Один описывает жизнь, другой, что ему в ней привиделось, и неизвестно, что реальней. Это как стрела Эроса — вонзается в самое сердце, и я сдаюсь. Ничего всё это не значит, ни о чем не говорит. Если — с точки зрения документов, — их, слава богу, нет. Как нет у меня и чувства вины, что вошел к ним без спроса и разрешения, и брожу по коридорам, комнатам, лесам и почтовым трактам. Пишу что-то — и ухожу от этого в недоумении, в раздражении; пишу о другом — и опять тот же протест, недовольство собой; спешу дальше — может быть, там или там, может быть, где-нибудь и найду ту ариаднину ниточку, которую потерял. И не для того, чтобы делать далеко идущие выводы, или, упаси боже, обнаружить некий тайный смысл, или, уж это и вовсе нет, чтобы, не дай бог, уличить в чем-то. Это всё на моей совести, но… они мне так велели, они и этот преломляющий очевидное в невероятное лунный свет… Вон они сидят и разговаривают всю ночь. Тон ночи исповедальный. Они не стесняются друг друга, не подыскивают слова, не боятся молчания, им вместе легко. Они смеются, вспомнив, как их уложили в одну постель спать (родители засиделись зá полночь), а они, дурачась, толкались, ябедничали взрослым один на другого и наконец, обнявшись, заснули. Кто же напрудил в постель? — Тёкла усмехается. Вольфганг с возмущением отрицает: никогда за ним этого не водилось. Спроси у мамы, — и сам тут же начинает хохотать над той серьезностью, с которой только что отстаивал свою честь.

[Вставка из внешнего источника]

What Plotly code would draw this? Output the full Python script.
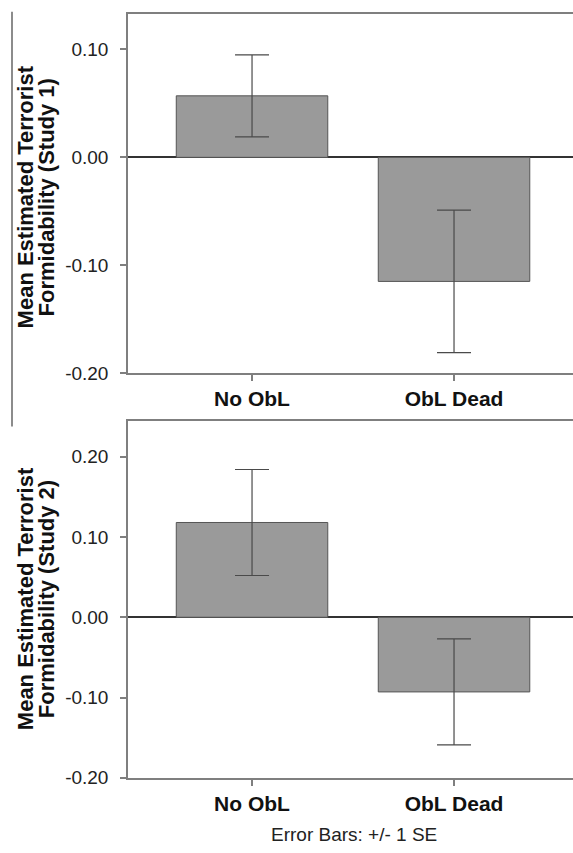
import plotly.graph_objects as go

categories = ["No ObL", "ObL Dead"]
study1_means = [0.057, -0.115]
study1_se = [0.038, 0.066]
study2_means = [0.118, -0.093]
study2_se = [0.066, 0.066]
y1_ticks = [-0.20, -0.10, 0.00, 0.10]
y1_ticklabels = ["-0.20", "-0.10", "0.00", "0.10"]
y2_ticks = [-0.20, -0.10, 0.00, 0.10, 0.20]
y2_ticklabels = ["-0.20", "-0.10", "0.00", "0.10", "0.20"]
y1_title = ["Mean Estimated Terrorist", "Formidability (Study 1)"]
y2_title = ["Mean Estimated Terrorist", "Formidability (Study 2)"]
footnote = "Error Bars: +/- 1 SE"

W, H = 573, 853
FONT = "Liberation Sans, Arial, sans-serif"
BAR_FILL = "#9a9a9a"
BAR_LINE = "#555555"
AXIS = "#7f7f7f"

fig = go.Figure()
for means, se, xa, ya in [(study1_means, study1_se, "x", "y"), (study2_means, study2_se, "x2", "y2")]:
    fig.add_trace(go.Bar(
        x=categories, y=means, xaxis=xa, yaxis=ya, width=0.75,
        marker=dict(color=BAR_FILL, line=dict(color=BAR_LINE, width=1)),
        error_y=dict(type="data", array=se, visible=True, color="#4a4a4a", thickness=1.2, width=17),
        showlegend=False, hoverinfo="skip",
    ))

def px_x(p):
    return p / W

def px_y(p):
    return 1 - p / H

xcommon = dict(
    type="category", range=[-0.614, 1.589], domain=[px_x(128), 1.0],
    showline=True, linecolor=AXIS, linewidth=1.5, mirror=True,
    ticks="outside", ticklen=6, tickcolor=AXIS, tickwidth=1.5,
    tickfont=dict(family=FONT, size=21, color="#111111", weight="bold"),
    showgrid=False, zeroline=False,
)
ycommon = dict(
    showline=True, linecolor=AXIS, linewidth=1.5,
    ticks="outside", ticklen=6, tickcolor=AXIS, tickwidth=1.5,
    tickfont=dict(family=FONT, size=19, color="#222222"),
    ticklabelstandoff=8,
    showgrid=False, zeroline=True, zerolinecolor="#333333", zerolinewidth=1.5,
)

fig.update_layout(
    width=W, height=H, margin=dict(l=0, r=0, t=0, b=0),
    paper_bgcolor="white", plot_bgcolor="white",
    xaxis=dict(**xcommon, anchor="y"),
    xaxis2=dict(**xcommon, anchor="y2"),
    yaxis=dict(**ycommon, anchor="x", domain=[px_y(378), px_y(14)],
               range=[-0.20, 0.133], tickvals=y1_ticks, ticktext=y1_ticklabels),
    yaxis2=dict(**ycommon, anchor="x2", domain=[px_y(788), px_y(426)],
                range=[-0.20, 0.245], tickvals=y2_ticks, ticktext=y2_ticklabels),
)

for lines, yc in [(y1_title, 200), (y2_title, 607)]:
    for text, xc in zip(lines, [25, 46]):
        fig.add_annotation(text=text, xref="paper", yref="paper", x=px_x(xc), y=px_y(yc),
                           textangle=-90, showarrow=False, xanchor="center", yanchor="middle",
                           font=dict(family=FONT, size=22, color="#111111", weight="bold"))
fig.add_annotation(text=footnote, xref="paper", yref="paper", x=px_x(354), y=px_y(845),
                   showarrow=False, xanchor="center", yanchor="middle",
                   font=dict(family=FONT, size=19, color="#222222"))

fig.add_shape(type="line", xref="paper", yref="paper", x0=px_x(12), x1=px_x(12),
              y0=px_y(12), y1=px_y(432), line=dict(color="#666666", width=1.5))

fig.write_html("out.html", config={"displayModeBar": False},
               post_script="document.body.style.margin='0';document.body.style.overflow='hidden';")
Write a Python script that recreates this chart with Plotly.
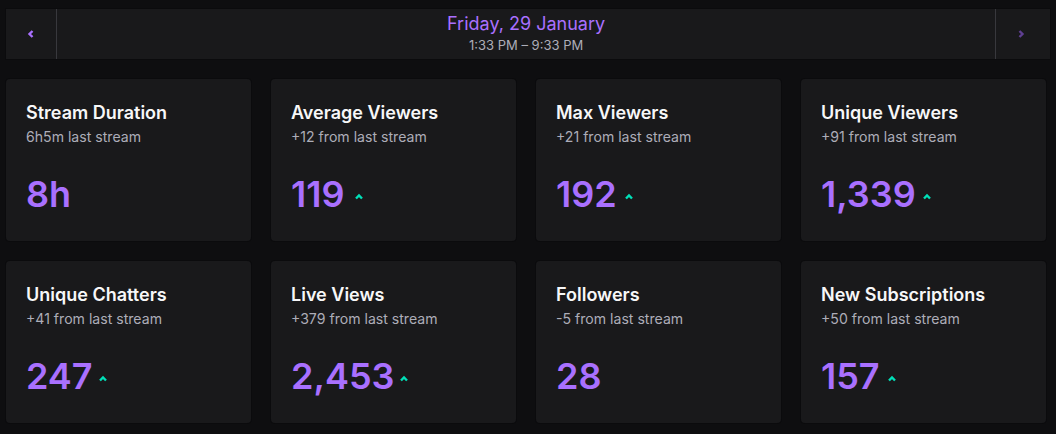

Сóлнце светит для всех. Лунный свет — он индивидуальный, только для вас, только вас достает он в постели, когда вы спите, — он ищет свою душу среди тьмы. Луна полна иголок, впивающихся в сердце, в зрачки, щекочущих нос; исколов, измучив свою жертву, переползши с одного края постели на другой, луна исчезает, закатывается, но не за горизонт, она вдруг выпадает из окна. Обессиленные, как после пыток, вы лежите, блаженствуя, что отпустила, перестала мучить, дала уснуть.
Но луна не устает вливать вам в уши яд фантазий. Может присоседиться и, поддакивая, ввести вас незаметно в грех. Её рассеянный свет сеется вам на голову, как дождевая морось — не дождь, но не укрыться от него — состояние белой горячки, словно болезненный выкидыш лунного света.
Луна манит за собой, как крысолов, увлекая на подоконник, балкон, чердачную крышу: всё сияет кругом, серебрится, дышит прохладой, соблазняет отдаться пространству и парить, парить…
Их ноги под одеялом снова скрестились, но теперь уже не в драке, а в нежном дружеском прикосновении. «Когда ты станешь капельмейстером, — говорит Тёкла, — я уйду из дома и поселюсь у тебя… хоть экономкой. Буду вести твоё хозяйство и слушать твою музыку, а если нужно — переписывать твои ноты». — «Мы с тобой наймем большой дом, каждый вечер будем принимать гостей, спаивать их и укладывать спать без разбору, кто с кем попадет… Вот будет хохоту утром, когда они продерут глаза и бросятся искать в чужих постелях своих жен». — «Зачем это тебе, дурачок?» — «Все вокруг такие важные, будто знают о жизни невесть что, важничают, чванятся, раздуваются, а на самом деле пустобрехи. Разве стоит эта жизнь такого скотского серьеза. Мне иногда кажется, что я по ошибке попал в чужой дом или даже на другую планету, потому что не понимаю, чем они все живут. Мне ничего не нужно из того… чего все так жадно добиваются. Если бы не папá… Слепые уроды, знали бы они, что ничего нет в этой жизни, ничего, кроме этой минуты и Господа Бога, нас утешающего, что все мы смертны…»
Тень от луны надежное укрытие, куда всегда можно уползти. Её свет блестит в глазах невысказанным желанием, свет пеленает тела, мутит рассудок, лунной дорожкой сближает нерешительных, соединяет решившихся, выстилая ложе белоснежной простыней. Оба едва дышат. Он паникует — вот сейчас она совсем близко придвинется к нему и почувствует то, чего он стыдится больше всего, что было его мучением… Она уже приблизилась. Она уже почувствовала, но не оскорбилась. Его оставили силы… временами он слышал её дыхание, чувствовал её руки, такие нежные, такие ласковые, такие заботливые… Вдруг плоть в ней раскрылась, как гортань у певицы в минуту сладчайшей, невообразимой по красоте и высоте, почти поднебесной ноты, образуя божественной формы купол, всё раскрывающийся и вздымающийся по мере нарастания страсти.